Trascorsero il tempo mangiando, con Anihsa intenta ad ascoltare la descrizione che l’uomo le faceva dell’isola, del villaggio dove vivevano insieme. Le loro famiglie si dedicavano alla produzione con metodi biologici di vari prodotti alimentari, allevavano bovini ed ovini lasciandoli liberi di pascolare e riconducendoli nelle stalle solo per la notte. Erano autosufficienti dal punto di vista energetico grazie a centrali eoliche e ad alcune installazioni di pannelli fotovoltaici.

El Morro appariva illuminato in volto mentre le raccontava queste cose ed era chiaro che fosse estremamente orgoglioso di essere parte di quella realtà.

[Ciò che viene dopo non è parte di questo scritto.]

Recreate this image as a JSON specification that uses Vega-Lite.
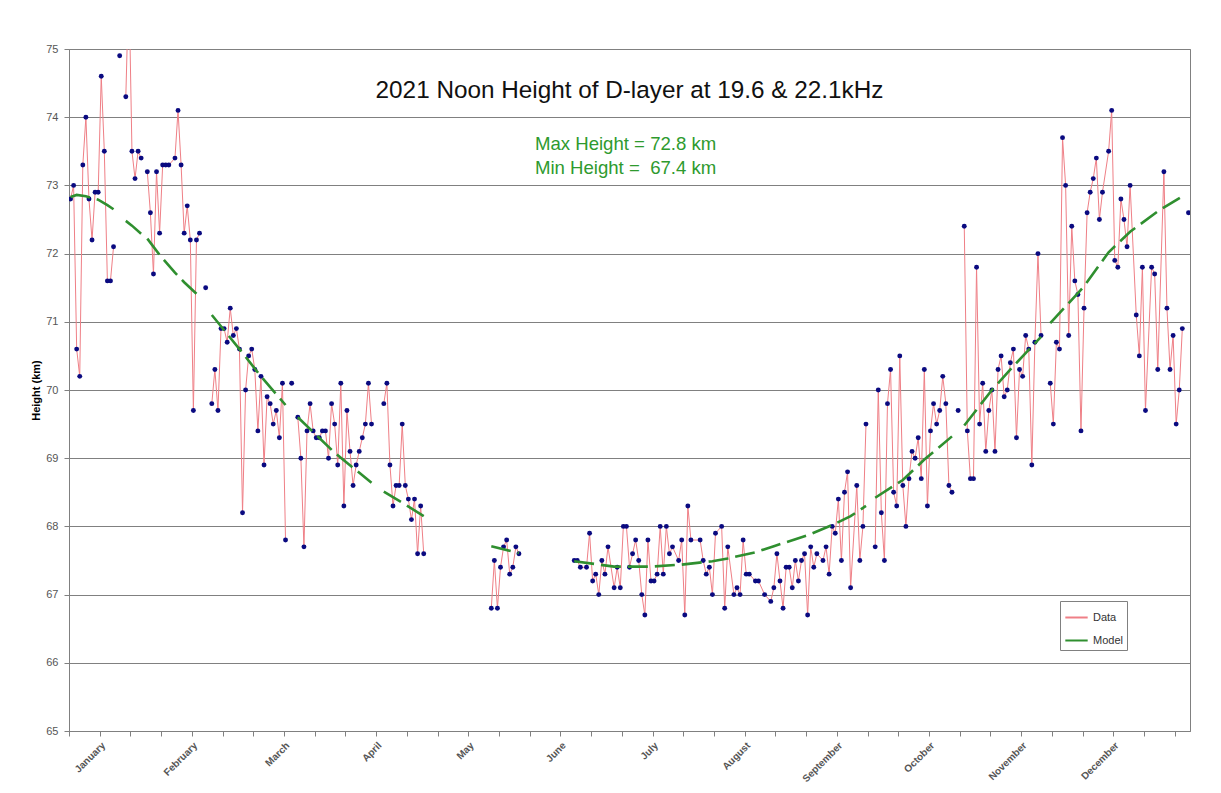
{
  "$schema": "https://vega.github.io/schema/vega-lite/v6.json",
  "width": 1121,
  "height": 682,
  "autosize": {"type": "none"},
  "padding": {"left": 69, "top": 49, "right": 31, "bottom": 62},
  "background": "white",
  "title": {
    "text": "2021 Noon Height of D-layer at 19.6 & 22.1kHz",
    "anchor": "middle",
    "offset": -60,
    "fontSize": 24.3,
    "fontWeight": "normal",
    "font": "Liberation Sans",
    "color": "#111111"
  },
  "config": {
    "font": "Liberation Sans",
    "view": {"stroke": "#808080", "strokeWidth": 1}
  },
  "datasets": {
    "obs": [
      {"day":1,"height":72.8},{"day":2,"height":73.0},{"day":3,"height":70.6},{"day":4,"height":70.2},{"day":5,"height":73.3},{"day":6,"height":74.0},{"day":7,"height":72.8},{"day":8,"height":72.2},{"day":9,"height":72.9},{"day":10,"height":72.9},
      {"day":11,"height":74.6},{"day":12,"height":73.5},{"day":13,"height":71.6},{"day":14,"height":71.6},{"day":15,"height":72.1},{"day":16,"height":null},{"day":17,"height":74.9},{"day":18,"height":null},{"day":19,"height":74.3},{"day":20,"height":76.0},
      {"day":21,"height":73.5},{"day":22,"height":73.1},{"day":23,"height":73.5},{"day":24,"height":73.4},{"day":25,"height":null},{"day":26,"height":73.2},{"day":27,"height":72.6},{"day":28,"height":71.7},{"day":29,"height":73.2},{"day":30,"height":72.3},
      {"day":31,"height":73.3},{"day":32,"height":73.3},{"day":33,"height":73.3},{"day":35,"height":73.4},{"day":36,"height":74.1},{"day":37,"height":73.3},{"day":38,"height":72.3},{"day":39,"height":72.7},{"day":40,"height":72.2},
      {"day":41,"height":69.7},{"day":42,"height":72.2},{"day":43,"height":72.3},{"day":44,"height":null},{"day":45,"height":71.5},{"day":46,"height":null},{"day":47,"height":69.8},{"day":48,"height":70.3},{"day":49,"height":69.7},{"day":50,"height":70.9},
      {"day":51,"height":70.9},{"day":52,"height":70.7},{"day":53,"height":71.2},{"day":54,"height":70.8},{"day":55,"height":70.9},{"day":56,"height":70.6},{"day":57,"height":68.2},{"day":58,"height":70.0},{"day":59,"height":70.5},{"day":60,"height":70.6},
      {"day":61,"height":70.3},{"day":62,"height":69.4},{"day":63,"height":70.2},{"day":64,"height":68.9},{"day":65,"height":69.9},{"day":66,"height":69.8},{"day":67,"height":69.5},{"day":68,"height":69.7},{"day":69,"height":69.3},{"day":70,"height":70.1},
      {"day":71,"height":67.8},{"day":72,"height":null},{"day":73,"height":70.1},{"day":74,"height":null},{"day":75,"height":69.6},{"day":76,"height":69.0},{"day":77,"height":67.7},{"day":78,"height":69.4},{"day":79,"height":69.8},{"day":80,"height":69.4},
      {"day":81,"height":69.3},{"day":82,"height":69.3},{"day":83,"height":69.4},{"day":84,"height":69.4},{"day":85,"height":69.0},{"day":86,"height":69.8},{"day":87,"height":69.5},{"day":88,"height":68.9},{"day":89,"height":70.1},{"day":90,"height":68.3},
      {"day":91,"height":69.7},{"day":92,"height":69.1},{"day":93,"height":68.6},{"day":94,"height":68.9},{"day":95,"height":69.1},{"day":96,"height":69.3},{"day":97,"height":69.5},{"day":98,"height":70.1},{"day":99,"height":69.5},{"day":100,"height":null},
      {"day":103,"height":69.8},{"day":104,"height":70.1},{"day":105,"height":68.9},{"day":106,"height":68.3},{"day":107,"height":68.6},{"day":108,"height":68.6},{"day":109,"height":69.5},{"day":110,"height":68.6},
      {"day":111,"height":68.4},{"day":112,"height":68.1},{"day":113,"height":68.4},{"day":114,"height":67.6},{"day":115,"height":68.3},{"day":116,"height":67.6},{"day":120,"height":null},
      {"day":138,"height":66.8},{"day":139,"height":67.5},{"day":140,"height":66.8},{"day":141,"height":67.4},{"day":142,"height":67.7},{"day":143,"height":67.8},{"day":144,"height":67.3},{"day":145,"height":67.4},{"day":146,"height":67.7},{"day":147,"height":67.6},{"day":150,"height":null},
      {"day":165,"height":67.5},{"day":166,"height":67.5},{"day":167,"height":67.4},{"day":169,"height":67.4},{"day":170,"height":67.9},
      {"day":171,"height":67.2},{"day":172,"height":67.3},{"day":173,"height":67.0},{"day":174,"height":67.5},{"day":175,"height":67.3},{"day":176,"height":67.7},{"day":178,"height":67.1},{"day":179,"height":67.4},{"day":180,"height":67.1},
      {"day":181,"height":68.0},{"day":182,"height":68.0},{"day":183,"height":67.4},{"day":184,"height":67.6},{"day":185,"height":67.8},{"day":186,"height":67.5},{"day":187,"height":67.0},{"day":188,"height":66.7},{"day":189,"height":67.8},{"day":190,"height":67.2},
      {"day":191,"height":67.2},{"day":192,"height":67.3},{"day":193,"height":68.0},{"day":194,"height":67.3},{"day":195,"height":68.0},{"day":196,"height":67.6},{"day":197,"height":67.7},{"day":199,"height":67.5},{"day":200,"height":67.8},
      {"day":201,"height":66.7},{"day":202,"height":68.3},{"day":203,"height":67.8},{"day":206,"height":67.8},{"day":207,"height":67.5},{"day":208,"height":67.3},{"day":209,"height":67.4},{"day":210,"height":67.0},
      {"day":211,"height":67.9},{"day":213,"height":68.0},{"day":214,"height":66.8},{"day":215,"height":67.7},{"day":217,"height":67.0},{"day":218,"height":67.1},{"day":219,"height":67.0},{"day":220,"height":67.8},
      {"day":221,"height":67.3},{"day":222,"height":67.3},{"day":224,"height":67.2},{"day":225,"height":67.2},{"day":227,"height":67.0},{"day":229,"height":66.9},{"day":230,"height":67.1},
      {"day":231,"height":67.6},{"day":232,"height":67.2},{"day":233,"height":66.8},{"day":234,"height":67.4},{"day":235,"height":67.4},{"day":236,"height":67.1},{"day":237,"height":67.5},{"day":238,"height":67.2},{"day":239,"height":67.5},{"day":240,"height":67.6},
      {"day":241,"height":66.7},{"day":242,"height":67.7},{"day":243,"height":67.4},{"day":244,"height":67.6},{"day":246,"height":67.5},{"day":247,"height":67.7},{"day":248,"height":67.3},{"day":249,"height":68.0},{"day":250,"height":67.9},
      {"day":251,"height":68.4},{"day":252,"height":67.5},{"day":253,"height":68.5},{"day":254,"height":68.8},{"day":255,"height":67.1},{"day":257,"height":68.6},{"day":258,"height":67.5},{"day":259,"height":68.0},{"day":260,"height":69.5},
      {"day":261,"height":null},{"day":263,"height":67.7},{"day":264,"height":70.0},{"day":265,"height":68.2},{"day":266,"height":67.5},{"day":267,"height":69.8},{"day":268,"height":70.3},{"day":269,"height":68.5},{"day":270,"height":68.3},
      {"day":271,"height":70.5},{"day":272,"height":68.6},{"day":273,"height":68.0},{"day":274,"height":68.7},{"day":275,"height":69.1},{"day":276,"height":69.0},{"day":277,"height":69.3},{"day":278,"height":68.7},{"day":279,"height":70.3},{"day":280,"height":68.3},
      {"day":281,"height":69.4},{"day":282,"height":69.8},{"day":283,"height":69.5},{"day":284,"height":69.7},{"day":285,"height":70.2},{"day":286,"height":69.8},{"day":287,"height":68.6},{"day":288,"height":68.5},{"day":289,"height":null},{"day":290,"height":69.7},
      {"day":291,"height":null},{"day":292,"height":72.4},{"day":293,"height":69.4},{"day":294,"height":68.7},{"day":295,"height":68.7},{"day":296,"height":71.8},{"day":297,"height":69.5},{"day":298,"height":70.1},{"day":299,"height":69.1},{"day":300,"height":69.7},
      {"day":301,"height":70.0},{"day":302,"height":69.1},{"day":303,"height":70.3},{"day":304,"height":70.5},{"day":305,"height":69.9},{"day":306,"height":70.0},{"day":307,"height":70.4},{"day":308,"height":70.6},{"day":309,"height":69.3},{"day":310,"height":70.3},
      {"day":311,"height":70.2},{"day":312,"height":70.8},{"day":313,"height":70.6},{"day":314,"height":68.9},{"day":315,"height":70.7},{"day":316,"height":72.0},{"day":317,"height":70.8},{"day":318,"height":null},{"day":320,"height":70.1},
      {"day":321,"height":69.5},{"day":322,"height":70.7},{"day":323,"height":70.6},{"day":324,"height":73.7},{"day":325,"height":73.0},{"day":326,"height":70.8},{"day":327,"height":72.4},{"day":328,"height":71.6},{"day":329,"height":71.4},{"day":330,"height":69.4},
      {"day":331,"height":71.2},{"day":332,"height":72.6},{"day":333,"height":72.9},{"day":334,"height":73.1},{"day":335,"height":73.4},{"day":336,"height":72.5},{"day":337,"height":72.9},{"day":339,"height":73.5},{"day":340,"height":74.1},
      {"day":341,"height":71.9},{"day":342,"height":71.8},{"day":343,"height":72.8},{"day":344,"height":72.5},{"day":345,"height":72.1},{"day":346,"height":73.0},{"day":348,"height":71.1},{"day":349,"height":70.5},{"day":350,"height":71.8},
      {"day":351,"height":69.7},{"day":353,"height":71.8},{"day":354,"height":71.7},{"day":355,"height":70.3},{"day":357,"height":73.2},{"day":358,"height":71.2},{"day":359,"height":70.3},{"day":360,"height":70.8},
      {"day":361,"height":69.5},{"day":362,"height":70.0},{"day":363,"height":70.9},{"day":364,"height":null},{"day":365,"height":72.6}
    ],
    "model": [
      {"day":1,"model":72.83},{"day":3,"model":72.86},{"day":6,"model":72.84},{"day":10,"model":72.79},{"day":13,"model":72.71},{"day":15,"model":72.65},{"day":16,"model":null},{"day":17,"model":72.57},{"day":18,"model":null},
      {"day":19,"model":72.48},{"day":21,"model":72.41},{"day":24,"model":72.29},{"day":25,"model":null},{"day":26,"model":72.22},{"day":30,"model":71.98},{"day":35,"model":71.72},{"day":38,"model":71.58},{"day":43,"model":71.37},
      {"day":44,"model":null},{"day":45,"model":71.25},{"day":46,"model":null},{"day":47,"model":71.1},{"day":56,"model":70.6},{"day":63,"model":70.2},{"day":71,"model":69.78},{"day":72,"model":null},{"day":73,"model":69.7},{"day":74,"model":null},
      {"day":75,"model":69.6},{"day":87,"model":69.08},{"day":99,"model":68.64},{"day":100,"model":null},{"day":103,"model":68.51},{"day":110,"model":68.32},{"day":116,"model":68.15},{"day":120,"model":null},
      {"day":138,"model":67.71},{"day":147,"model":67.61},{"day":150,"model":null},
      {"day":165,"model":67.49},{"day":178,"model":67.41},{"day":190,"model":67.41},{"day":200,"model":67.44},{"day":210,"model":67.49},{"day":215,"model":67.53},{"day":224,"model":67.62},{"day":230,"model":67.71},{"day":241,"model":67.87},
      {"day":249,"model":68.02},{"day":255,"model":68.15},{"day":260,"model":68.3},{"day":261,"model":null},{"day":263,"model":68.42},{"day":272,"model":68.68},{"day":279,"model":68.98},{"day":288,"model":69.32},{"day":289,"model":null},
      {"day":290,"model":69.4},{"day":291,"model":null},{"day":292,"model":69.48},{"day":301,"model":70.0},{"day":308,"model":70.35},{"day":317,"model":70.78},{"day":318,"model":null},
      {"day":320,"model":70.98},{"day":331,"model":71.52},{"day":339,"model":72.02},{"day":346,"model":72.32},{"day":355,"model":72.62},{"day":363,"model":72.84}
    ]
  },
  "layer": [
    {
      "data": {"name": "obs"},
      "mark": {"type": "line", "strokeWidth": 1, "clip": true, "invalid": "break-paths-show-domains"},
      "encoding": {
        "x": {
          "field": "day", "type": "quantitative",
          "scale": {"domain": [0.5, 365.5], "nice": false, "zero": false},
          "axis": {
            "title": null,
            "grid": false,
            "tickCount": 60,
            "values": [0.5,10.5,20.5,30.5,40.5,50.5,60.5,70.5,80.5,90.5,100.5,110.5,120.5,130.5,140.5,150.5,160.5,170.5,180.5,190.5,200.5,210.5,220.5,230.5,240.5,250.5,260.5,270.5,280.5,290.5,300.5,310.5,320.5,330.5,340.5,350.5,360.5],
            "labelExpr": "(datum.value - 10.5) % 30 === 0 ? ['January','February','March','April','May','June','July','August','September','October','November','December'][(datum.value - 10.5) / 30] : ''",
            "labelAngle": -45,
            "labelAlign": "right",
            "labelBaseline": "top",
            "labelOverlap": false,
            "labelFlush": false,
            "labelFontSize": 10,
            "labelFontWeight": "bold",
            "labelColor": "#555555",
            "labelPadding": 4,
            "tickSize": 5,
            "tickColor": "#808080",
            "domainColor": "#808080"
          }
        },
        "y": {
          "field": "height", "type": "quantitative",
          "scale": {"domain": [65, 75], "nice": false, "zero": false},
          "axis": {
            "title": "Height (km)",
            "titleFontSize": 11,
            "titleFontWeight": "bold",
            "titleColor": "#000000",
            "titlePadding": 4,
            "values": [65,66,67,68,69,70,71,72,73,74,75],
            "format": "d",
            "grid": true,
            "gridColor": "#808080",
            "gridWidth": 1.2,
            "labelFontSize": 11,
            "labelColor": "#555555",
            "labelPadding": 6,
            "tickSize": 5,
            "tickColor": "#808080",
            "domainColor": "#808080"
          }
        },
        "color": {
          "datum": "Data",
          "type": "nominal",
          "scale": {"domain": ["Data", "Model"], "range": ["#ef7f86", "#2f8f2f"]},
          "legend": {
            "title": null,
            "orient": "none",
            "legendX": 991,
            "legendY": 552,
            "symbolType": "stroke",
            "symbolSize": 500,
            "symbolStrokeWidth": 2,
            "labelFontSize": 11,
            "labelColor": "#333333",
            "labelOffset": 4,
            "strokeColor": "#808080",
            "fillColor": "white",
            "padding": 4,
            "rowPadding": 5
          }
        }
      }
    },
    {
      "data": {"name": "obs"},
      "mark": {"type": "point", "filled": true, "size": 24, "color": "#0a0a80", "opacity": 1, "clip": true},
      "encoding": {
        "x": {"field": "day", "type": "quantitative"},
        "y": {"field": "height", "type": "quantitative"}
      }
    },
    {
      "data": {"name": "model"},
      "mark": {"type": "line", "strokeWidth": 2.6, "strokeDash": [20, 7], "clip": true, "invalid": "break-paths-show-domains"},
      "encoding": {
        "x": {"field": "day", "type": "quantitative"},
        "y": {"field": "model", "type": "quantitative"},
        "color": {"datum": "Model", "type": "nominal"}
      }
    },
    {
      "data": {"values": [{}]},
      "mark": {"type": "text", "align": "left", "baseline": "middle", "fontSize": 18.6, "color": "#2e9a2e"},
      "encoding": {
        "x": {"datum": 152.2},
        "y": {"datum": 73.6},
        "text": {"value": "Max Height = 72.8 km"}
      }
    },
    {
      "data": {"values": [{}]},
      "mark": {"type": "text", "align": "left", "baseline": "middle", "fontSize": 18.6, "color": "#2e9a2e"},
      "encoding": {
        "x": {"datum": 152.2},
        "y": {"datum": 73.26},
        "text": {"value": "Min Height = \u00a067.4 km"}
      }
    }
  ]
}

Poi venne la volta delle sue domande: “Posso chiederti che ci facevi da sola in quell’albergo?”.

Anihsa sospirò prima di rispondere. “La mia vita non è stata rose e fiori, lungo la mia strada ho sempre incontrato le persone sbagliate. E così mi sono ritrovata sola e, dopo l’ultima delusione, avevo deciso di prendermi una pausa dal mio mondo, trascorrendo un po’ di tempo con me stessa per cercare di raccogliere le forze e ricominciare.”

“Possibile, Anihsa? Non ti conosco bene, ma direi che meriteresti di più di quello che hai avuto”

“Evidentemente non sono abbastanza meritevole!” Disse con sarcasmo “E poi, comunque, non mi chiamo Anihsa. Dato che la mia vita è tutta il contrario di quello che mi aspettavo, ti ho detto il mio nome alla rovescia. Stupido, vero? Mi chiamo Ashina. O meglio questo è il nome che mi è stato dato un giorno e siccome mi è piaciuto me lo sono tenuto. D’altra parte, nemmeno tu ti chiami El Morro o Morro o quel cavolo che è!”

“Certo, certo.” Rispose rapido El Morro, prima che la donna si scaldasse ulteriormente. “Ognuno ha il diritto di darsi il nome che preferisce. Ma mi avevi accennato che riguardava un’osteria o una taverna…”.

“Si”, tagliò corto lei , “è vero, ma non sono ancora pronta per affrontare con te certi ricordi.”

Il loro dialogo fu interrotto dalle grida del marinaio di guardia: “Terra! Terra!”

La nave era ben equipaggiata con strumentazione di navigazione moderna, ma la loro filosofia era quella di cercare di usarla il meno possibile. E poi, sentire quel grido scaldava sempre gli animi e dava gioia, gratificando, almeno in parte, le fatiche del viaggio.

Uscirono in coperta e scorsero in lontananza, nel buio della notte, le luci di una città.

“Quella è Virgin Gorda?”, chiese Ashina. El Morro, con un sorriso le disse: “No, arriveremo a destinazione domani pomeriggio. Quella è Anguilla.”

Restarono ancora un po’ lì a godere di qulle piccole luci e dell’aria fresca. Poi Ashina salutò ed andò a coricarsi lasciando El Morro al suo turno di guardia.